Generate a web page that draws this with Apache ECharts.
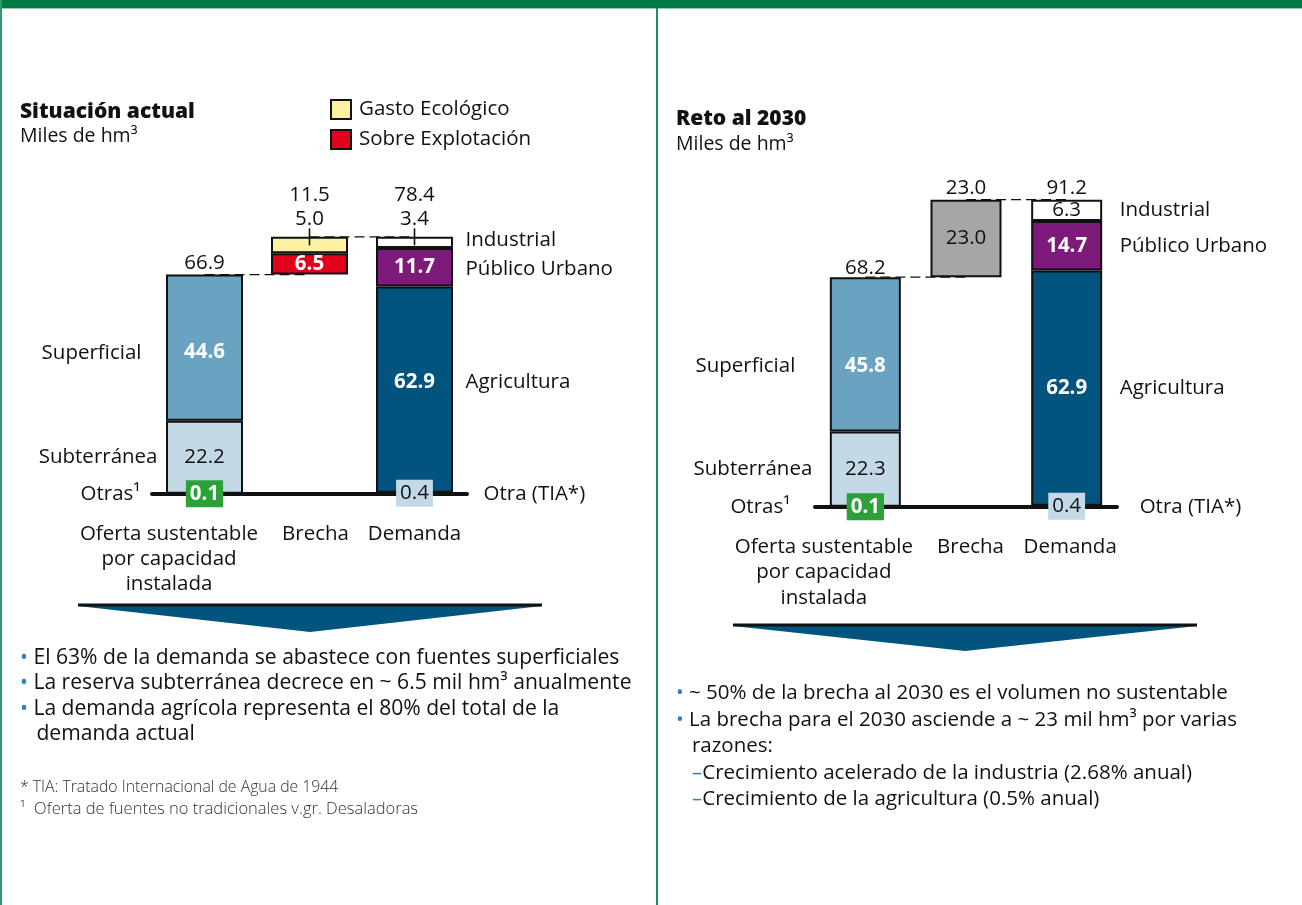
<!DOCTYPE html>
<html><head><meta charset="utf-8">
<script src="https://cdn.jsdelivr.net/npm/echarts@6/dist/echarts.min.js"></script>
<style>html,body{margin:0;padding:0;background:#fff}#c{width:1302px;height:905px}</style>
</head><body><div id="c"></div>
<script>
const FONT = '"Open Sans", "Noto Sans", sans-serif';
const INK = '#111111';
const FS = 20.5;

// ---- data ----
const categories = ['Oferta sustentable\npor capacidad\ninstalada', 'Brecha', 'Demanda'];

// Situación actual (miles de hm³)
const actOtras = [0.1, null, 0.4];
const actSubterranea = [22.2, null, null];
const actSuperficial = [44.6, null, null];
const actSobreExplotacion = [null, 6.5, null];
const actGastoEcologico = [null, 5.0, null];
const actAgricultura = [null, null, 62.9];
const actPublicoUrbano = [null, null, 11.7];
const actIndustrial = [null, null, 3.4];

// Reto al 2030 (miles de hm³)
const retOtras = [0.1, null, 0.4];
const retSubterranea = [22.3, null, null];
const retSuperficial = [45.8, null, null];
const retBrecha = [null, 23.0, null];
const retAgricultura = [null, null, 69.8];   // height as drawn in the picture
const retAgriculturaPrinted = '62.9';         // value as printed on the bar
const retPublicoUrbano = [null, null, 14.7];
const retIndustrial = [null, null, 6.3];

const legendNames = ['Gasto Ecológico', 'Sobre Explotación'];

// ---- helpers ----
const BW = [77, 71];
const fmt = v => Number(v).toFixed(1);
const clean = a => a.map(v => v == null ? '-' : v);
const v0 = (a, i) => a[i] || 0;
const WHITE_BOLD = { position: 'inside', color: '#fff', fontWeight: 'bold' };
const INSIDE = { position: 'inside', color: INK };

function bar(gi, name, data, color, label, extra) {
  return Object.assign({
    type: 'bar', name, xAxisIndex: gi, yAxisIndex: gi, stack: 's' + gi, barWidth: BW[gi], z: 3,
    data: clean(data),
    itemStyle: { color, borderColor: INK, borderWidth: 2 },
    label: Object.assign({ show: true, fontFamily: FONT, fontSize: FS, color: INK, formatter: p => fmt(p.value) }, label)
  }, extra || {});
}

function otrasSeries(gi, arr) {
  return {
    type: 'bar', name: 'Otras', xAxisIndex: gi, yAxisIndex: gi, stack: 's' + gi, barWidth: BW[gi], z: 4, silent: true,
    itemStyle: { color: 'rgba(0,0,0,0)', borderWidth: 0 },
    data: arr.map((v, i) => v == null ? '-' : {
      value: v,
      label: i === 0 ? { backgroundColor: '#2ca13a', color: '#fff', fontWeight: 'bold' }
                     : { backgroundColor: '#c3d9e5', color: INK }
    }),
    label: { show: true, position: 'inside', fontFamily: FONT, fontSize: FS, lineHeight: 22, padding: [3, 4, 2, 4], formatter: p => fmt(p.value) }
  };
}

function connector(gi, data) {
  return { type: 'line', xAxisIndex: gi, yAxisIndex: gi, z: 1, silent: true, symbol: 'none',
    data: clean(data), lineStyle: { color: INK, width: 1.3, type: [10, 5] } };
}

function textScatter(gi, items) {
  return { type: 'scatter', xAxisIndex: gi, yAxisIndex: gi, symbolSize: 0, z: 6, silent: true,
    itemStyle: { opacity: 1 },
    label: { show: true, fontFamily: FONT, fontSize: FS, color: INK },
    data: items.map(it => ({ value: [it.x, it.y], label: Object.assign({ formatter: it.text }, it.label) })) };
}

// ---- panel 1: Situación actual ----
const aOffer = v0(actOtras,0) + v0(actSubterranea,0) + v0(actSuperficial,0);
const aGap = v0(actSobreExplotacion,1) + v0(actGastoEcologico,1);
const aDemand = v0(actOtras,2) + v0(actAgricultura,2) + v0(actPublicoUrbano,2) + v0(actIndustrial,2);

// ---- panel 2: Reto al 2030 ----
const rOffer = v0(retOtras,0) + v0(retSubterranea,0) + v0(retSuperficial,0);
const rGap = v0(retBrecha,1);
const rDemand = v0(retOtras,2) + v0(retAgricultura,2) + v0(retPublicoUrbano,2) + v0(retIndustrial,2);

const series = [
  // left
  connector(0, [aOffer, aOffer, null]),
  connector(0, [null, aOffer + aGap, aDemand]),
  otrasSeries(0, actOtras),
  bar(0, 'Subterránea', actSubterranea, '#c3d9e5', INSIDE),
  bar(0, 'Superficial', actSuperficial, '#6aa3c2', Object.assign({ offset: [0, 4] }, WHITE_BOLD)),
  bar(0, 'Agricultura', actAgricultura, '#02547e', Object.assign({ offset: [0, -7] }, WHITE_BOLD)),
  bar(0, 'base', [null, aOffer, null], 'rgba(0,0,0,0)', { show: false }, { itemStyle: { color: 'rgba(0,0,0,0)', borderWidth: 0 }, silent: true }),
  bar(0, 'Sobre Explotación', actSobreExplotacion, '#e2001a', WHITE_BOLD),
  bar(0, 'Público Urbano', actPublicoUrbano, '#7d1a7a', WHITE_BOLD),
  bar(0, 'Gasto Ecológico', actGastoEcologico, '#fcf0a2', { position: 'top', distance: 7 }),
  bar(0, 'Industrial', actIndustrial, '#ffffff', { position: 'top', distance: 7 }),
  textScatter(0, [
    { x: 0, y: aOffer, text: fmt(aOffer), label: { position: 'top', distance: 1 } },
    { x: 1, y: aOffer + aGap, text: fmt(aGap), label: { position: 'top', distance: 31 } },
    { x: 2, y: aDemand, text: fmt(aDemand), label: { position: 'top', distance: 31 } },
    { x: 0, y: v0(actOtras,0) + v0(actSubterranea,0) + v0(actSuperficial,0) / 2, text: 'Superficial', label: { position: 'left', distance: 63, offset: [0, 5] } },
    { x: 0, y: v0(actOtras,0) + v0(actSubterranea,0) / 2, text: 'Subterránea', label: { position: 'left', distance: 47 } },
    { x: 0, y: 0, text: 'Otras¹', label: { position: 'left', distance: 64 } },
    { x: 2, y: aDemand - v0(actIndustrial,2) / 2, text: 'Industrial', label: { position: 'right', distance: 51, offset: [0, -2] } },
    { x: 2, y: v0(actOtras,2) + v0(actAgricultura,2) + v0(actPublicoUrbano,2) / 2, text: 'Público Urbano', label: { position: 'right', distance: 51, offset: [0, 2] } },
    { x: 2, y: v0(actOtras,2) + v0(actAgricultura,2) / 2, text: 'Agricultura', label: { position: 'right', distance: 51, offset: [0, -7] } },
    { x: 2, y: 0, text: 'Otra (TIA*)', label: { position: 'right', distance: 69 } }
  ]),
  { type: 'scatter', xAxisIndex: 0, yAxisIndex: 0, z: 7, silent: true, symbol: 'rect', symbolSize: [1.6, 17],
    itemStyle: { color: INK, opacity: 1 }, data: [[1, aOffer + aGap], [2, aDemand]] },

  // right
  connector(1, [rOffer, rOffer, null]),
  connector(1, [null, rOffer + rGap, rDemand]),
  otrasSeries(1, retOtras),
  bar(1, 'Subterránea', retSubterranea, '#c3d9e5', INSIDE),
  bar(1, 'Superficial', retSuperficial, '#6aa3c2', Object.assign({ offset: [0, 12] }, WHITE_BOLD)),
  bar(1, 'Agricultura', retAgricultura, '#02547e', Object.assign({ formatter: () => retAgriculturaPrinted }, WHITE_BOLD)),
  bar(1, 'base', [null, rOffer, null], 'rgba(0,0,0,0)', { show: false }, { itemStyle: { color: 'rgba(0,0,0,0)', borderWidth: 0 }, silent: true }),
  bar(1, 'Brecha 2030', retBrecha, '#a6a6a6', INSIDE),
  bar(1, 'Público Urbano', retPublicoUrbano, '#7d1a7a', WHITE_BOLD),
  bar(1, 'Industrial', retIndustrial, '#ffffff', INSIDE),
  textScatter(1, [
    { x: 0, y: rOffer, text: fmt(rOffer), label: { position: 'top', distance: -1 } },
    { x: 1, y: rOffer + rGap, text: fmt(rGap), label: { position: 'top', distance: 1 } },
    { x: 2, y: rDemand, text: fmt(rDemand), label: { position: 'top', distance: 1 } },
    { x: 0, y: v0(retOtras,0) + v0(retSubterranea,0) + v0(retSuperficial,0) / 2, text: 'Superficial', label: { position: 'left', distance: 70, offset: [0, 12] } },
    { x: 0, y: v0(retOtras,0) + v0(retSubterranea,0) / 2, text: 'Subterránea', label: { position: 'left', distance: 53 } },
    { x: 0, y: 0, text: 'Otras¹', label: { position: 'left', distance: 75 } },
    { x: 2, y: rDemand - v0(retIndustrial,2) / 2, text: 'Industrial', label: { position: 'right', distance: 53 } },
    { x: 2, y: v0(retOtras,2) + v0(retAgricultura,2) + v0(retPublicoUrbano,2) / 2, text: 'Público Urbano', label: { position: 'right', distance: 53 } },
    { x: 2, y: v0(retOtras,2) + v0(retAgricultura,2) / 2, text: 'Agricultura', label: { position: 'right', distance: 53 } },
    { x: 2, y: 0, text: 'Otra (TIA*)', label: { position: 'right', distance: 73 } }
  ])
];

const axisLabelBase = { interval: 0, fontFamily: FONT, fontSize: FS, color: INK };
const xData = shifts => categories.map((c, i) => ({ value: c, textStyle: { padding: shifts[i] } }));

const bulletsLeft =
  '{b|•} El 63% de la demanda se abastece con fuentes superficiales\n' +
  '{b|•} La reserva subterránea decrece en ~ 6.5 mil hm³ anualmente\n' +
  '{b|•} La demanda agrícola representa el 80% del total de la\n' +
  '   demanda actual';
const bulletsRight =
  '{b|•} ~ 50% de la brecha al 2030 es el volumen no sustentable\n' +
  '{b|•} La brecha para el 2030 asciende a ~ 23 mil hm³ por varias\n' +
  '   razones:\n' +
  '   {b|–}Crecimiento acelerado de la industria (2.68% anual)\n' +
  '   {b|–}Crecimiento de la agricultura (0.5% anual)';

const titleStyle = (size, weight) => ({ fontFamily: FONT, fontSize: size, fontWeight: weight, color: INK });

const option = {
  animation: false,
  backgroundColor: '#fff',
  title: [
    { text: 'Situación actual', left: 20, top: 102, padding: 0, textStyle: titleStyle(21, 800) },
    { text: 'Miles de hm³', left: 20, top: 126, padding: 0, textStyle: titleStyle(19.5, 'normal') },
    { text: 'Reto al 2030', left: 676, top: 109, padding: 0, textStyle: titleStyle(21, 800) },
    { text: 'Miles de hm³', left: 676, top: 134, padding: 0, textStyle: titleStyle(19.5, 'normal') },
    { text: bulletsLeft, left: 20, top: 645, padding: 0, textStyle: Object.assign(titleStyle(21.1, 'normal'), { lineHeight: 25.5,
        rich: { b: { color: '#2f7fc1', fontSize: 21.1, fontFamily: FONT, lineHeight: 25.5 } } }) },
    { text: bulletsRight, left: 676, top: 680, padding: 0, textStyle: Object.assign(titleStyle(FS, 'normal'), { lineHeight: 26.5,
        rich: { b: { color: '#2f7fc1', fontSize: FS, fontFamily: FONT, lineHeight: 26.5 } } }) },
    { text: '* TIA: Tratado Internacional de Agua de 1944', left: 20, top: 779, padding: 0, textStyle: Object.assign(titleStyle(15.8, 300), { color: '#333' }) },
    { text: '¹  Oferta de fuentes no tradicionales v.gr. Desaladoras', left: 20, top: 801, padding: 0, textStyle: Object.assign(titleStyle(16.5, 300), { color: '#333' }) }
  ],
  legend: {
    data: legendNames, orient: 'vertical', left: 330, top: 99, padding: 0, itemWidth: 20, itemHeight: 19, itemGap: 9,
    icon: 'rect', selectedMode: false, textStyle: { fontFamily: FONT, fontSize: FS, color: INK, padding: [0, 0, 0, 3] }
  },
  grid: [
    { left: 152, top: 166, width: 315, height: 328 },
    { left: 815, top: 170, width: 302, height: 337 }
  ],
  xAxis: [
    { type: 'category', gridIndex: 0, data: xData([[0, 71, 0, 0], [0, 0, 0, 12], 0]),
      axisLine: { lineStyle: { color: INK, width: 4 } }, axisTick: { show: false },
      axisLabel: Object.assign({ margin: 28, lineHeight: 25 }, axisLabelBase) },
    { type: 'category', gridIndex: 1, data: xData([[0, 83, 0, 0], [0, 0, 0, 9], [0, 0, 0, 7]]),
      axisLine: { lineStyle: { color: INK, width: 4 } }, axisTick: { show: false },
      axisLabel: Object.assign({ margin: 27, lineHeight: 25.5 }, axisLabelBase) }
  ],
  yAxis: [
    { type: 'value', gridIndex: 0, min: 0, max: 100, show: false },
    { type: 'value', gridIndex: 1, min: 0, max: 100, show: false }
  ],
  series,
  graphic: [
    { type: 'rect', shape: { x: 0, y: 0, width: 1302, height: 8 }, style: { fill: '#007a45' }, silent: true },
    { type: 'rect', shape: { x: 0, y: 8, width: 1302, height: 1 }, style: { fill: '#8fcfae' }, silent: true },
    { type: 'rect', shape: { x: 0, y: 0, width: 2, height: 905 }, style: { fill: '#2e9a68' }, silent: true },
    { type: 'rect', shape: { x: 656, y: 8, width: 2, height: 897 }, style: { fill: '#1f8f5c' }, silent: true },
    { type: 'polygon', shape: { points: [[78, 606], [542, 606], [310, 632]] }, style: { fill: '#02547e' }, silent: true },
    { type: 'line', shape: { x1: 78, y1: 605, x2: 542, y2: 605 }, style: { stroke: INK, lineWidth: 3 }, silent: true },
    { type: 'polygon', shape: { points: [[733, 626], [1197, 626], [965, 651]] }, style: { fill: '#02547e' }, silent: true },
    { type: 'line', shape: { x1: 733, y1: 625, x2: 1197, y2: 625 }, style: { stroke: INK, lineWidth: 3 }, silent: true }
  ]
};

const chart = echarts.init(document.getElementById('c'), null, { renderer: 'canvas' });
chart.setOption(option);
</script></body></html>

● ● ●

:: What this task involves ::
Set down again, exactly, the lines of the material above from its first line to the one with "const categories = ['Oferta", inclusive. Leave the pictures out.

:: Response for this exercise ::
Generate a web page that draws this with Apache ECharts.
<!DOCTYPE html>
<html><head><meta charset="utf-8">
<script src="https://cdn.jsdelivr.net/npm/echarts@6/dist/echarts.min.js"></script>
<style>html,body{margin:0;padding:0;background:#fff}#c{width:1302px;height:905px}</style>
</head><body><div id="c"></div>
<script>
const FONT = '"Open Sans", "Noto Sans", sans-serif';
const INK = '#111111';
const FS = 20.5;

// ---- data ----
const categories = ['Oferta sustentable\npor capacidad\ninstalada', 'Brecha', 'Demanda'];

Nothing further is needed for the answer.